Written task —
Copy the listing verbatim, excluding any images found in it.

Data block —
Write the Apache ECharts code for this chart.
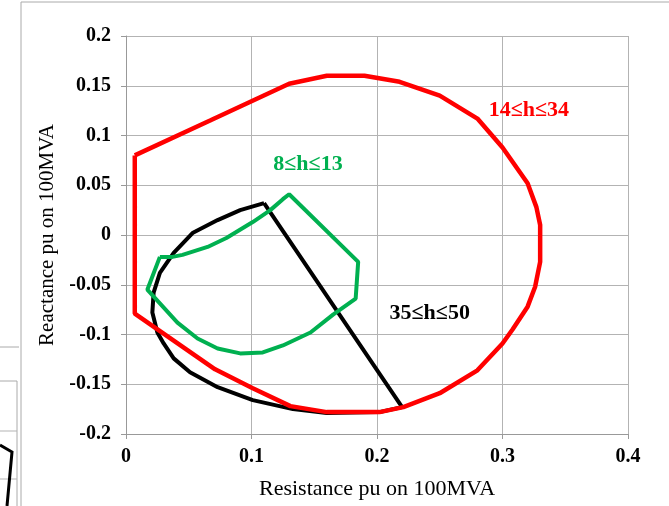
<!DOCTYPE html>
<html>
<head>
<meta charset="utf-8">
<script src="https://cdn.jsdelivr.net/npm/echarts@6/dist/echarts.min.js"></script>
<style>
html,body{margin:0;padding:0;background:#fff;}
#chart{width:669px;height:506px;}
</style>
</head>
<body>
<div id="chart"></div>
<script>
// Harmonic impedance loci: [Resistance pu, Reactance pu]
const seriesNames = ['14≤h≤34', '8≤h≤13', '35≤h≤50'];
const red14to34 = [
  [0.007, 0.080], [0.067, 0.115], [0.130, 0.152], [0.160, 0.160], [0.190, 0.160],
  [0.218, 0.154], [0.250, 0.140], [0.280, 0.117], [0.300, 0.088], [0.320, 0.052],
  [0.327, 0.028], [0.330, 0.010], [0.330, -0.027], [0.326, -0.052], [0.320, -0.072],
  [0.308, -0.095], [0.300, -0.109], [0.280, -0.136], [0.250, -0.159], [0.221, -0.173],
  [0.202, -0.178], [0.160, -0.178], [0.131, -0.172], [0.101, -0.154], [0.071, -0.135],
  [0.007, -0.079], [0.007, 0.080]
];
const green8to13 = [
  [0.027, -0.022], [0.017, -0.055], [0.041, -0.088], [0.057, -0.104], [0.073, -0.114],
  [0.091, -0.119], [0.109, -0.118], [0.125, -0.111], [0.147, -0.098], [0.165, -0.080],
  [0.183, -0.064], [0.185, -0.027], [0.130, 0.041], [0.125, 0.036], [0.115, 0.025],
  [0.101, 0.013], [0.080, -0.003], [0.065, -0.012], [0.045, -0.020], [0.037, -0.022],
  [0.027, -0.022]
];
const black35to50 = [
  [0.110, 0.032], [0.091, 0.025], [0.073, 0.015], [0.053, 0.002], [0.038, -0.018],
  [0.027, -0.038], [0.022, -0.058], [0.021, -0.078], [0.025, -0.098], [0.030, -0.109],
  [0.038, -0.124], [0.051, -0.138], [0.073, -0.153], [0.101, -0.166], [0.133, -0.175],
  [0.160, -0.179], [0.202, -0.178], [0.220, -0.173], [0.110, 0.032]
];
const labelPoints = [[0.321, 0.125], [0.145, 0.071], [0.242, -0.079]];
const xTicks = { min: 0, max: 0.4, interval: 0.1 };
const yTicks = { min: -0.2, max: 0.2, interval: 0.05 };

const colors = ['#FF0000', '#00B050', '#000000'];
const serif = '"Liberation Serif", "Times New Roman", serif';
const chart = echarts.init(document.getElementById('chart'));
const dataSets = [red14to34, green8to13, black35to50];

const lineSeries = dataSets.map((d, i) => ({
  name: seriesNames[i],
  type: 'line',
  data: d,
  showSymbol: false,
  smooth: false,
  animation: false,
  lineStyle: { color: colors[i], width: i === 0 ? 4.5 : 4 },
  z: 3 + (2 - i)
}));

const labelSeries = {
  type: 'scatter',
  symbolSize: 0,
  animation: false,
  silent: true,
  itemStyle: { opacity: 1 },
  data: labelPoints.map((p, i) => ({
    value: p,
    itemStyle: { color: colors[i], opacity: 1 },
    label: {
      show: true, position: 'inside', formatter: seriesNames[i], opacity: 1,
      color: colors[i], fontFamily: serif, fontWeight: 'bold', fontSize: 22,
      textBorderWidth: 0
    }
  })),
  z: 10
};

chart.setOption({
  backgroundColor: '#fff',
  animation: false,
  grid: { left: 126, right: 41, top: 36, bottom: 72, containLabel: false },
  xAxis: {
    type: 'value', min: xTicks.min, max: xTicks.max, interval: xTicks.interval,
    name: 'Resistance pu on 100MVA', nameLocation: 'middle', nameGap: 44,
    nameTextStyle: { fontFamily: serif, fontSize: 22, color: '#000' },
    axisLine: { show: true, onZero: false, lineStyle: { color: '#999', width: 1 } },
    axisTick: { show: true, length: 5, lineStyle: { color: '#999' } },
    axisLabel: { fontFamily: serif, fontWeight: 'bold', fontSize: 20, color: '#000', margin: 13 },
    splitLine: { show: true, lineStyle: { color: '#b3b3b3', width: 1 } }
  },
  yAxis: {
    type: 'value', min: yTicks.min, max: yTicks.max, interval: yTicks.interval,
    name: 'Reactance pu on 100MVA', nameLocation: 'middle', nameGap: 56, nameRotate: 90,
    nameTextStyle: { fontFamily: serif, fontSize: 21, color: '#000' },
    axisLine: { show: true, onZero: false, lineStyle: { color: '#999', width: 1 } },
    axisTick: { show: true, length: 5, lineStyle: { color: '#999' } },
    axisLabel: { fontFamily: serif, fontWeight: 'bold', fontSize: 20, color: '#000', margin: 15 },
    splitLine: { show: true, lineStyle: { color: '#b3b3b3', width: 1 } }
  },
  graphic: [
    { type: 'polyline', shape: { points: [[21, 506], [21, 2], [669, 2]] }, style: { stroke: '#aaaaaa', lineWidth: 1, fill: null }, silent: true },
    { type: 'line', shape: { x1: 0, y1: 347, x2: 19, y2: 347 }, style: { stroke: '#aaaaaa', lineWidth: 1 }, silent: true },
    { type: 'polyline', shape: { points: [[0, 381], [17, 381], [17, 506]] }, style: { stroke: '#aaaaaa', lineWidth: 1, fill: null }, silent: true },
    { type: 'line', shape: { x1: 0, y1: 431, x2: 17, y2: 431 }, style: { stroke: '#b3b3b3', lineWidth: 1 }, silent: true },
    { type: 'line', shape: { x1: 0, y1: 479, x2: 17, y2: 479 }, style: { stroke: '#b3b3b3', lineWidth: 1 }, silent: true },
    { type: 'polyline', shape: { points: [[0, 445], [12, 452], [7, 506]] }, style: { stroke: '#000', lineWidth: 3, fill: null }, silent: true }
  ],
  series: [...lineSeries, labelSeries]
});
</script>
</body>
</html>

The answer —
Write the Apache ECharts code for this chart.
<!DOCTYPE html>
<html>
<head>
<meta charset="utf-8">
<script src="https://cdn.jsdelivr.net/npm/echarts@6/dist/echarts.min.js"></script>
<style>
html,body{margin:0;padding:0;background:#fff;}
#chart{width:669px;height:506px;}
</style>
</head>
<body>
<div id="chart"></div>
<script>
// Harmonic impedance loci: [Resistance pu, Reactance pu]
const seriesNames = ['14≤h≤34', '8≤h≤13', '35≤h≤50'];
const red14to34 = [
  [0.007, 0.080], [0.067, 0.115], [0.130, 0.152], [0.160, 0.160], [0.190, 0.160],
  [0.218, 0.154], [0.250, 0.140], [0.280, 0.117], [0.300, 0.088], [0.320, 0.052],
  [0.327, 0.028], [0.330, 0.010], [0.330, -0.027], [0.326, -0.052], [0.320, -0.072],
  [0.308, -0.095], [0.300, -0.109], [0.280, -0.136], [0.250, -0.159], [0.221, -0.173],
  [0.202, -0.178], [0.160, -0.178], [0.131, -0.172], [0.101, -0.154], [0.071, -0.135],
  [0.007, -0.079], [0.007, 0.080]
];
const green8to13 = [
  [0.027, -0.022], [0.017, -0.055], [0.041, -0.088], [0.057, -0.104], [0.073, -0.114],
  [0.091, -0.119], [0.109, -0.118], [0.125, -0.111], [0.147, -0.098], [0.165, -0.080],
  [0.183, -0.064], [0.185, -0.027], [0.130, 0.041], [0.125, 0.036], [0.115, 0.025],
  [0.101, 0.013], [0.080, -0.003], [0.065, -0.012], [0.045, -0.020], [0.037, -0.022],
  [0.027, -0.022]
];
const black35to50 = [
  [0.110, 0.032], [0.091, 0.025], [0.073, 0.015], [0.053, 0.002], [0.038, -0.018],
  [0.027, -0.038], [0.022, -0.058], [0.021, -0.078], [0.025, -0.098], [0.030, -0.109],
  [0.038, -0.124], [0.051, -0.138], [0.073, -0.153], [0.101, -0.166], [0.133, -0.175],
  [0.160, -0.179], [0.202, -0.178], [0.220, -0.173], [0.110, 0.032]
];
const labelPoints = [[0.321, 0.125], [0.145, 0.071], [0.242, -0.079]];
const xTicks = { min: 0, max: 0.4, interval: 0.1 };
const yTicks = { min: -0.2, max: 0.2, interval: 0.05 };

const colors = ['#FF0000', '#00B050', '#000000'];
const serif = '"Liberation Serif", "Times New Roman", serif';
const chart = echarts.init(document.getElementById('chart'));
const dataSets = [red14to34, green8to13, black35to50];

const lineSeries = dataSets.map((d, i) => ({
  name: seriesNames[i],
  type: 'line',
  data: d,
  showSymbol: false,
  smooth: false,
  animation: false,
  lineStyle: { color: colors[i], width: i === 0 ? 4.5 : 4 },
  z: 3 + (2 - i)
}));

const labelSeries = {
  type: 'scatter',
  symbolSize: 0,
  animation: false,
  silent: true,
  itemStyle: { opacity: 1 },
  data: labelPoints.map((p, i) => ({
    value: p,
    itemStyle: { color: colors[i], opacity: 1 },
    label: {
      show: true, position: 'inside', formatter: seriesNames[i], opacity: 1,
      color: colors[i], fontFamily: serif, fontWeight: 'bold', fontSize: 22,
      textBorderWidth: 0
    }
  })),
  z: 10
};

chart.setOption({
  backgroundColor: '#fff',
  animation: false,
  grid: { left: 126, right: 41, top: 36, bottom: 72, containLabel: false },
  xAxis: {
    type: 'value', min: xTicks.min, max: xTicks.max, interval: xTicks.interval,
    name: 'Resistance pu on 100MVA', nameLocation: 'middle', nameGap: 44,
    nameTextStyle: { fontFamily: serif, fontSize: 22, color: '#000' },
    axisLine: { show: true, onZero: false, lineStyle: { color: '#999', width: 1 } },
    axisTick: { show: true, length: 5, lineStyle: { color: '#999' } },
    axisLabel: { fontFamily: serif, fontWeight: 'bold', fontSize: 20, color: '#000', margin: 13 },
    splitLine: { show: true, lineStyle: { color: '#b3b3b3', width: 1 } }
  },
  yAxis: {
    type: 'value', min: yTicks.min, max: yTicks.max, interval: yTicks.interval,
    name: 'Reactance pu on 100MVA', nameLocation: 'middle', nameGap: 56, nameRotate: 90,
    nameTextStyle: { fontFamily: serif, fontSize: 21, color: '#000' },
    axisLine: { show: true, onZero: false, lineStyle: { color: '#999', width: 1 } },
    axisTick: { show: true, length: 5, lineStyle: { color: '#999' } },
    axisLabel: { fontFamily: serif, fontWeight: 'bold', fontSize: 20, color: '#000', margin: 15 },
    splitLine: { show: true, lineStyle: { color: '#b3b3b3', width: 1 } }
  },
  graphic: [
    { type: 'polyline', shape: { points: [[21, 506], [21, 2], [669, 2]] }, style: { stroke: '#aaaaaa', lineWidth: 1, fill: null }, silent: true },
    { type: 'line', shape: { x1: 0, y1: 347, x2: 19, y2: 347 }, style: { stroke: '#aaaaaa', lineWidth: 1 }, silent: true },
    { type: 'polyline', shape: { points: [[0, 381], [17, 381], [17, 506]] }, style: { stroke: '#aaaaaa', lineWidth: 1, fill: null }, silent: true },
    { type: 'line', shape: { x1: 0, y1: 431, x2: 17, y2: 431 }, style: { stroke: '#b3b3b3', lineWidth: 1 }, silent: true },
    { type: 'line', shape: { x1: 0, y1: 479, x2: 17, y2: 479 }, style: { stroke: '#b3b3b3', lineWidth: 1 }, silent: true },
    { type: 'polyline', shape: { points: [[0, 445], [12, 452], [7, 506]] }, style: { stroke: '#000', lineWidth: 3, fill: null }, silent: true }
  ],
  series: [...lineSeries, labelSeries]
});
</script>
</body>
</html>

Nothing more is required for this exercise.